The difference here is that the policy-setting role of council elections diminishes. The direction of city policy becomes more the function of a “living” strategic planning process than regular council elections. The legitimacy of what the process produces is judged more by progressive political interests than by the electorate. Somewhat paradoxically, local government becomes less, not more, transparent.
As a result, city councilmembers function less as governors and more as ratifiers of the arithmetic of public comments – exacerbating the separation of policy-making from council elections. If a future council departs from an aspect of the strategic plan supported by SACReD, the departure will be denounced as illegitimate and contrary to “the community” (and the denunciation echoed and amplified in the media) – notwithstanding the citizens elected the council and nobody elected SACReD.
One sees the same progressive approach to city governance in the politics of Anaheim’s political Left. When City manager Bob Wingenroth submitted his resignation, Dr. Jose Moreno and Los Amigos called for a series of community workshops to determine what kind of city manager the people of Anaheim want – which is properly the job of the council. It’s what they’re elected to do. Denizens of the Left in Anaheim likes the community forum-system of governance because they better at manipulating the media headlines emanating from such meetings than they are at winning at-large council elections – and so better to effect policy through the former than the latter.
This is destination to which Anaheim’s Left want to lead the city, down a road paved with single-member council districts.
Very good points, Matt. Very well said.
Yep, Matt would prefer an uninformed populace, with a City Council elected by lobbyists and others like himself—REAL democracy there!
That’s not what Matt said in his post, Gustavo. No wonder the Weekly has become such an unreliable rag: you can’t even understand what’s right in front of you.

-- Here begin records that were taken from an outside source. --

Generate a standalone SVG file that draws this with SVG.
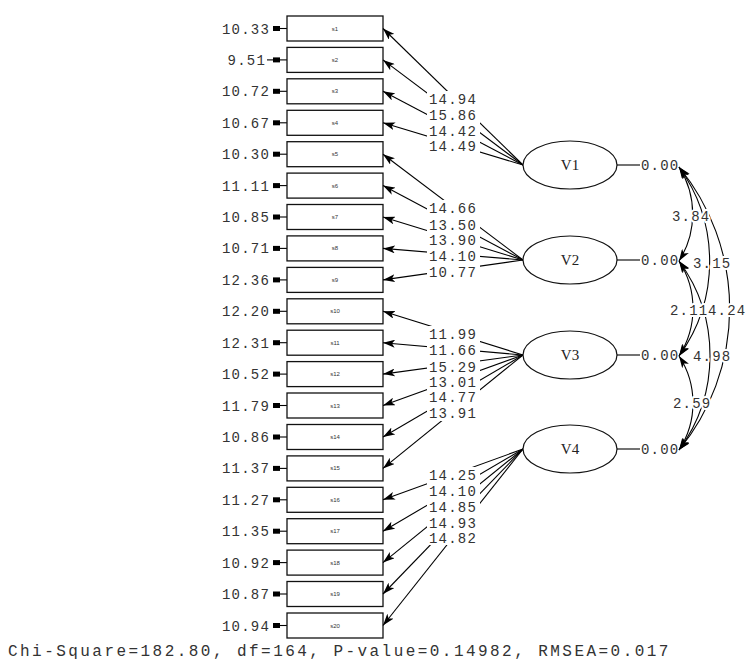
<svg xmlns="http://www.w3.org/2000/svg" width="750" height="663" viewBox="0 0 750 663">
<defs>
<marker id="ah" viewBox="0 0 12 8" refX="12" refY="4" markerWidth="12" markerHeight="8" markerUnits="userSpaceOnUse" orient="auto-start-reverse"><path d="M0,0 L12,4 L0,8 L3,4 z" fill="#000"/></marker>
<style>
.bx{fill:#fff;stroke:#111;stroke-width:1.3}
.sl{font-family:"Liberation Sans",Arial,sans-serif;font-size:6px;fill:#333;text-anchor:middle}
.num{font-family:"Liberation Mono","Courier New",monospace;font-size:14px;letter-spacing:1.2px;fill:#333}
.err{text-anchor:end}
.ea{fill:#000}
.el{fill:#fff;stroke:#111;stroke-width:1.2}
.vl{font-family:"Liberation Serif","Times New Roman",serif;font-size:15px;fill:#222;text-anchor:middle}
.ln{stroke:#000;stroke-width:1.1;fill:none}
.ld{stroke:#000;stroke-width:1.1;fill:none;marker-end:url(#ah)}
.cv{stroke:#000;stroke-width:1.1;fill:none;marker-start:url(#ah);marker-end:url(#ah)}
.halo{paint-order:stroke;stroke:#fff;stroke-width:4px;stroke-linejoin:round}
.bg{fill:#fff}
.chi{font-family:"Liberation Mono","Courier New",monospace;font-size:16px;letter-spacing:2.45px;fill:#333}
</style>
</defs>
<rect width="750" height="663" fill="#fff"/>

<g id="s1"><text class="num err" x="270" y="33.5">10.33</text><rect class="ea" x="273" y="26" width="7" height="5"/><line class="ln" x1="280" y1="28.5" x2="287" y2="28.5" stroke-width="1.6"/><rect class="bx" x="287" y="16" width="96" height="25"/><text class="sl" x="335" y="30.5">s1</text></g>
<g id="s2"><text class="num err" x="266" y="64.9">9.51</text><rect class="ea" x="273" y="57.4" width="7" height="5"/><line class="ln" x1="267" y1="59.9" x2="287" y2="59.9" stroke-width="1.6"/><rect class="bx" x="287" y="47.4" width="96" height="25"/><text class="sl" x="335" y="61.9">s2</text></g>
<g id="s3"><text class="num err" x="270" y="96.3">10.72</text><rect class="ea" x="273" y="88.8" width="7" height="5"/><line class="ln" x1="280" y1="91.3" x2="287" y2="91.3" stroke-width="1.6"/><rect class="bx" x="287" y="78.8" width="96" height="25"/><text class="sl" x="335" y="93.3">s3</text></g>
<g id="s4"><text class="num err" x="270" y="127.8">10.67</text><rect class="ea" x="273" y="120.3" width="7" height="5"/><line class="ln" x1="280" y1="122.8" x2="287" y2="122.8" stroke-width="1.6"/><rect class="bx" x="287" y="110.3" width="96" height="25"/><text class="sl" x="335" y="124.8">s4</text></g>
<g id="s5"><text class="num err" x="270" y="159.2">10.30</text><rect class="ea" x="273" y="151.7" width="7" height="5"/><line class="ln" x1="280" y1="154.2" x2="287" y2="154.2" stroke-width="1.6"/><rect class="bx" x="287" y="141.7" width="96" height="25"/><text class="sl" x="335" y="156.2">s5</text></g>
<g id="s6"><text class="num err" x="270" y="190.6">11.11</text><rect class="ea" x="273" y="183.1" width="7" height="5"/><line class="ln" x1="280" y1="185.6" x2="287" y2="185.6" stroke-width="1.6"/><rect class="bx" x="287" y="173.1" width="96" height="25"/><text class="sl" x="335" y="187.6">s6</text></g>
<g id="s7"><text class="num err" x="270" y="222">10.85</text><rect class="ea" x="273" y="214.5" width="7" height="5"/><line class="ln" x1="280" y1="217" x2="287" y2="217" stroke-width="1.6"/><rect class="bx" x="287" y="204.5" width="96" height="25"/><text class="sl" x="335" y="219">s7</text></g>
<g id="s8"><text class="num err" x="270" y="253.4">10.71</text><rect class="ea" x="273" y="245.9" width="7" height="5"/><line class="ln" x1="280" y1="248.4" x2="287" y2="248.4" stroke-width="1.6"/><rect class="bx" x="287" y="235.9" width="96" height="25"/><text class="sl" x="335" y="250.4">s8</text></g>
<g id="s9"><text class="num err" x="270" y="284.9">12.36</text><rect class="ea" x="273" y="277.4" width="7" height="5"/><line class="ln" x1="280" y1="279.9" x2="287" y2="279.9" stroke-width="1.6"/><rect class="bx" x="287" y="267.4" width="96" height="25"/><text class="sl" x="335" y="281.9">s9</text></g>
<g id="s10"><text class="num err" x="270" y="316.3">12.20</text><rect class="ea" x="273" y="308.8" width="7" height="5"/><line class="ln" x1="280" y1="311.3" x2="287" y2="311.3" stroke-width="1.6"/><rect class="bx" x="287" y="298.8" width="96" height="25"/><text class="sl" x="335" y="313.3">s10</text></g>
<g id="s11"><text class="num err" x="270" y="347.7">12.31</text><rect class="ea" x="273" y="340.2" width="7" height="5"/><line class="ln" x1="280" y1="342.7" x2="287" y2="342.7" stroke-width="1.6"/><rect class="bx" x="287" y="330.2" width="96" height="25"/><text class="sl" x="335" y="344.7">s11</text></g>
<g id="s12"><text class="num err" x="270" y="379.1">10.52</text><rect class="ea" x="273" y="371.6" width="7" height="5"/><line class="ln" x1="280" y1="374.1" x2="287" y2="374.1" stroke-width="1.6"/><rect class="bx" x="287" y="361.6" width="96" height="25"/><text class="sl" x="335" y="376.1">s12</text></g>
<g id="s13"><text class="num err" x="270" y="410.5">11.79</text><rect class="ea" x="273" y="403" width="7" height="5"/><line class="ln" x1="280" y1="405.5" x2="287" y2="405.5" stroke-width="1.6"/><rect class="bx" x="287" y="393" width="96" height="25"/><text class="sl" x="335" y="407.5">s13</text></g>
<g id="s14"><text class="num err" x="270" y="442">10.86</text><rect class="ea" x="273" y="434.5" width="7" height="5"/><line class="ln" x1="280" y1="437" x2="287" y2="437" stroke-width="1.6"/><rect class="bx" x="287" y="424.5" width="96" height="25"/><text class="sl" x="335" y="439">s14</text></g>
<g id="s15"><text class="num err" x="270" y="473.4">11.37</text><rect class="ea" x="273" y="465.9" width="7" height="5"/><line class="ln" x1="280" y1="468.4" x2="287" y2="468.4" stroke-width="1.6"/><rect class="bx" x="287" y="455.9" width="96" height="25"/><text class="sl" x="335" y="470.4">s15</text></g>
<g id="s16"><text class="num err" x="270" y="504.8">11.27</text><rect class="ea" x="273" y="497.3" width="7" height="5"/><line class="ln" x1="280" y1="499.8" x2="287" y2="499.8" stroke-width="1.6"/><rect class="bx" x="287" y="487.3" width="96" height="25"/><text class="sl" x="335" y="501.8">s16</text></g>
<g id="s17"><text class="num err" x="270" y="536.2">11.35</text><rect class="ea" x="273" y="528.7" width="7" height="5"/><line class="ln" x1="280" y1="531.2" x2="287" y2="531.2" stroke-width="1.6"/><rect class="bx" x="287" y="518.7" width="96" height="25"/><text class="sl" x="335" y="533.2">s17</text></g>
<g id="s18"><text class="num err" x="270" y="567.6">10.92</text><rect class="ea" x="273" y="560.1" width="7" height="5"/><line class="ln" x1="280" y1="562.6" x2="287" y2="562.6" stroke-width="1.6"/><rect class="bx" x="287" y="550.1" width="96" height="25"/><text class="sl" x="335" y="564.6">s18</text></g>
<g id="s19"><text class="num err" x="270" y="599">10.87</text><rect class="ea" x="273" y="591.5" width="7" height="5"/><line class="ln" x1="280" y1="594" x2="287" y2="594" stroke-width="1.6"/><rect class="bx" x="287" y="581.5" width="96" height="25"/><text class="sl" x="335" y="596">s19</text></g>
<g id="s20"><text class="num err" x="270" y="630.5">10.94</text><rect class="ea" x="273" y="623" width="7" height="5"/><line class="ln" x1="280" y1="625.5" x2="287" y2="625.5" stroke-width="1.6"/><rect class="bx" x="287" y="613" width="96" height="25"/><text class="sl" x="335" y="627.5">s20</text></g>

<g id="connectors">
<g id="loadings">
<path class="ld" d="M523 165 L383 28.5"/>
<path class="ld" d="M523 165 L383 59.9"/>
<path class="ld" d="M523 165 L383 91.3"/>
<path class="ld" d="M523 165 L383 122.8"/>
<path class="ld" d="M523 260 L383 154.2"/>
<path class="ld" d="M523 260 L383 185.6"/>
<path class="ld" d="M523 260 L383 217"/>
<path class="ld" d="M523 260 L383 248.4"/>
<path class="ld" d="M523 260 L383 279.9"/>
<path class="ld" d="M523 355 L383 311.3"/>
<path class="ld" d="M523 355 L383 342.7"/>
<path class="ld" d="M523 355 L383 374.1"/>
<path class="ld" d="M523 355 L383 405.5"/>
<path class="ld" d="M523 355 L383 437"/>
<path class="ld" d="M523 355 L383 468.4"/>
<path class="ld" d="M523 449 L383 499.8"/>
<path class="ld" d="M523 449 L383 531.2"/>
<path class="ld" d="M523 449 L383 562.6"/>
<path class="ld" d="M523 449 L383 594"/>
<path class="ld" d="M523 449 L383 625.5"/>
<rect class="bg" x="427" y="91" width="53" height="63"/>
<rect class="bg" x="427" y="200" width="53" height="80"/>
<rect class="bg" x="427" y="326" width="53" height="95"/>
<rect class="bg" x="427" y="467" width="53" height="78"/>
<text class="num" x="429" y="104">14.94</text>
<text class="num" x="429" y="120">15.86</text>
<text class="num" x="429" y="136">14.42</text>
<text class="num" x="429" y="151">14.49</text>
<text class="num" x="429" y="213">14.66</text>
<text class="num" x="429" y="230">13.50</text>
<text class="num" x="429" y="245">13.90</text>
<text class="num" x="429" y="261">14.10</text>
<text class="num" x="429" y="277">10.77</text>
<text class="num" x="429" y="339">11.99</text>
<text class="num" x="429" y="355">11.66</text>
<text class="num" x="429" y="372">15.29</text>
<text class="num" x="429" y="387">13.01</text>
<text class="num" x="429" y="402">14.77</text>
<text class="num" x="429" y="418">13.91</text>
<text class="num" x="429" y="480">14.25</text>
<text class="num" x="429" y="496">14.10</text>
<text class="num" x="429" y="512">14.85</text>
<text class="num" x="429" y="528">14.93</text>
<text class="num" x="429" y="543">14.82</text>
</g>
<g id="covariances">
<path class="cv" d="M679 167 A87.6 87.6 0 0 1 679 261"/>
<path class="cv" d="M679 167 A161 161 0 0 1 679 356"/>
<path class="cv" d="M679 167 A223 223 0 0 1 679 450"/>
<path class="cv" d="M679 261 A87.6 87.6 0 0 1 679 356"/>
<path class="cv" d="M679 261 A159.5 159.5 0 0 1 679 450"/>
<path class="cv" d="M679 356 A85.9 85.9 0 0 1 679 450"/>
<text class="num halo" x="672" y="221">3.84</text>
<text class="num halo" x="693" y="268">3.15</text>
<text class="num halo" x="670" y="315">2.11</text>
<text class="num halo" x="708" y="315">4.24</text>
<text class="num halo" x="693" y="361">4.98</text>
<text class="num halo" x="673" y="408">2.59</text>
</g>
</g>

<g id="V1"><ellipse class="el" cx="570" cy="165" rx="47" ry="24"/><text class="vl" x="570" y="170">V1</text><line class="ln" x1="617" y1="165" x2="640" y2="165"/><text class="num" x="641" y="170">0.00</text></g>
<g id="V2"><ellipse class="el" cx="570" cy="260" rx="47" ry="24"/><text class="vl" x="570" y="265">V2</text><line class="ln" x1="617" y1="260" x2="640" y2="260"/><text class="num" x="641" y="265">0.00</text></g>
<g id="V3"><ellipse class="el" cx="570" cy="355" rx="47" ry="24"/><text class="vl" x="570" y="360">V3</text><line class="ln" x1="617" y1="355" x2="640" y2="355"/><text class="num" x="641" y="360">0.00</text></g>
<g id="V4"><ellipse class="el" cx="570" cy="449" rx="47" ry="24"/><text class="vl" x="570" y="454">V4</text><line class="ln" x1="617" y1="449" x2="640" y2="449"/><text class="num" x="641" y="454">0.00</text></g>

<text class="chi" x="8" y="656">Chi-Square=182.80, df=164, P-value=0.14982, RMSEA=0.017</text>
</svg>
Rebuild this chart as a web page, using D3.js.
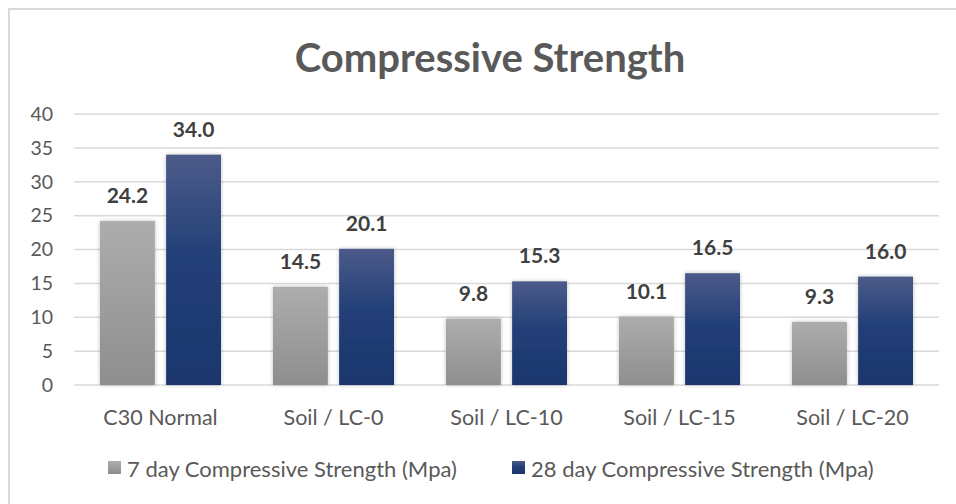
<!DOCTYPE html>
<html>
<head>
<meta charset="utf-8">
<script src="https://cdn.jsdelivr.net/npm/d3@7"></script>
<style>
  html, body { margin: 0; padding: 0; background: #fff; }
  svg { display: block; }
  text { font-family: Lato, "Open Sans", sans-serif; }
</style>
</head>
<body>
<svg id="chart" width="956" height="504"></svg>
<script>
// Compressive strength results (MPa)
const categories = ["C30 Normal", "Soil / LC-0", "Soil / LC-10", "Soil / LC-15", "Soil / LC-20"];
const seriesNames = ["7 day Compressive Strength (Mpa)", "28 day Compressive Strength (Mpa)"];
const day7 = [24.2, 14.5, 9.8, 10.1, 9.3];
const day28 = [34.0, 20.1, 15.3, 16.5, 16.0];
const yTicks = [0, 5, 10, 15, 20, 25, 30, 35, 40];

const svg = d3.select("#chart");
const W = 956, H = 504;
const margin = { left: 74, right: 17, top: 114, bottom: 119 };
const plotW = W - margin.left - margin.right;
const plotH = H - margin.top - margin.bottom;
const FONT = "Lato, 'Open Sans', sans-serif";

// gradients + soft shadow for the bars
const defs = svg.append("defs");
const gGray = defs.append("linearGradient").attr("id", "gradGray").attr("x1", 0).attr("y1", 0).attr("x2", 0).attr("y2", 1);
gGray.append("stop").attr("offset", "0%").attr("stop-color", "#adadad");
gGray.append("stop").attr("offset", "100%").attr("stop-color", "#8e8e8e");
const gBlue = defs.append("linearGradient").attr("id", "gradBlue").attr("x1", 0).attr("y1", 0).attr("x2", 0).attr("y2", 1);
gBlue.append("stop").attr("offset", "0%").attr("stop-color", "#4b5b89");
gBlue.append("stop").attr("offset", "45%").attr("stop-color", "#233f78");
gBlue.append("stop").attr("offset", "100%").attr("stop-color", "#1a366d");
const shadow = defs.append("filter").attr("id", "glow").attr("x", "-20%").attr("y", "-10%").attr("width", "140%").attr("height", "120%");
shadow.append("feGaussianBlur").attr("in", "SourceAlpha").attr("stdDeviation", 2).attr("result", "blur");
shadow.append("feComponentTransfer").attr("in", "blur").attr("result", "faint")
  .append("feFuncA").attr("type", "linear").attr("slope", 0.25);
const merge = shadow.append("feMerge");
merge.append("feMergeNode").attr("in", "faint");
merge.append("feMergeNode").attr("in", "SourceGraphic");

// chart frame
svg.append("rect")
  .attr("x", 9).attr("y", 9).attr("width", W + 10).attr("height", H + 10)
  .attr("fill", "#fff").attr("stroke", "#d9d9d9").attr("stroke-width", 2);

// title
svg.append("text")
  .attr("x", 490).attr("y", 72)
  .attr("text-anchor", "middle")
  .attr("font-size", 40).attr("font-weight", 700)
  .attr("fill", "#595959")
  .text("Compressive Strength");

const x0 = d3.scaleBand().domain(categories).range([margin.left, margin.left + plotW]).paddingInner(0).paddingOuter(0);
const x1 = d3.scaleBand().domain(seriesNames).range([26, x0.bandwidth() - 26]).paddingInner(0.17);
const y = d3.scaleLinear().domain([0, 40]).range([margin.top + plotH, margin.top]);

// gridlines
svg.append("g").selectAll("line").data(yTicks).join("line")
  .attr("x1", margin.left).attr("x2", margin.left + plotW)
  .attr("y1", d => y(d)).attr("y2", d => y(d))
  .attr("stroke", "#d9d9d9").attr("stroke-width", 1.5);

// y axis labels
const yAxis = d3.axisLeft(y).tickValues(yTicks).tickSize(0).tickPadding(0);
const gy = svg.append("g").attr("transform", `translate(${margin.left - 21},0)`).call(yAxis);
gy.select(".domain").remove();
gy.selectAll("text").attr("font-size", 19.5).attr("fill", "#595959").attr("font-family", FONT);

// x axis labels
const xAxis = d3.axisBottom(x0).tickSize(0).tickPadding(0);
const gx = svg.append("g").attr("transform", `translate(0,${y(0)})`).call(xAxis);
gx.select(".domain").remove();
gx.selectAll("text").attr("y", 40).attr("dy", 0)
  .attr("font-size", 21.5).attr("fill", "#595959").attr("font-family", FONT);

// bars
const rows = categories.map((c, i) => ({ cat: c, vals: [day7[i], day28[i]] }));
const fills = ["url(#gradGray)", "url(#gradBlue)"];
const groups = svg.append("g").selectAll("g").data(rows).join("g")
  .attr("transform", d => `translate(${x0(d.cat)},0)`);
groups.selectAll("rect").data(d => d.vals.map((v, k) => ({ v, k }))).join("rect")
  .attr("x", d => x1(seriesNames[d.k]))
  .attr("width", x1.bandwidth())
  .attr("y", d => y(d.v))
  .attr("height", d => y(0) - y(d.v))
  .attr("fill", d => fills[d.k])
  .attr("filter", "url(#glow)");
groups.selectAll("text.val").data(d => d.vals.map((v, k) => ({ v, k }))).join("text")
  .attr("class", "val")
  .attr("x", d => x1(seriesNames[d.k]) + x1.bandwidth() / 2)
  .attr("y", d => y(d.v) - 18)
  .attr("text-anchor", "middle")
  .attr("font-size", 21).attr("font-weight", 700)
  .attr("fill", "#404040")
  .text(d => d.v.toFixed(1));

// legend
const legendItems = [
  { name: seriesNames[0], fill: "url(#gradGray)", x: 108 },
  { name: seriesNames[1], fill: "url(#gradBlue)", x: 512 }
];
const lg = svg.append("g").selectAll("g").data(legendItems).join("g")
  .attr("transform", d => `translate(${d.x},461)`);
lg.append("rect").attr("width", 13).attr("height", 13).attr("fill", d => d.fill);
lg.append("text").attr("x", 19).attr("y", 16)
  .attr("font-size", 22).attr("fill", "#595959")
  .text(d => d.name);
</script>
</body>
</html>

I might be inclined to agree with you Gustavo, EXCEPT, that’s exactly what you had Tuesday night, shill’s for special interests. One speaker approached a SACRed official “Was that good”? in Spanish, it was clear she did not understand what she was reading. She was a prop.
So the questions for the “progressive” political machine is simple:
“If it is wrong for Chevron to produce speakers, why is it OK for Latina Health Access, Kidswerks or organized Labor?”
Gustavo was not there, I would think that even he would be ashamed of the folklorio dancers on the plaza outside the meeting. If this is what he thinks democracy is, we are way further down the road than I thought.
Hi Gustavo! Say Hi to Amber!
The point Matt made, and it is an excellent and too often overlooked point, is that groups like OCCORD try to elevate community forums and public hearings above elections as the means by which the public has its say over government policies.
Can assume you agree with that approach, Gustavo?
Insider, the mayor of Santa Ana (Don Papi Pulido as Gustavo likes to call him) has been reelected for dozens of years. If SACReD and OCCORD what to change things get some decent candidates to oppose him.
David Benavides, Michele Martinez and Alfredo Amezcua clearly didn’t cut it.
When you hear them cry about “twenty years is too long”, ask them about Loretta Sanchez, Barbara Boxer or DiFi………..Yeah that’s what I thought.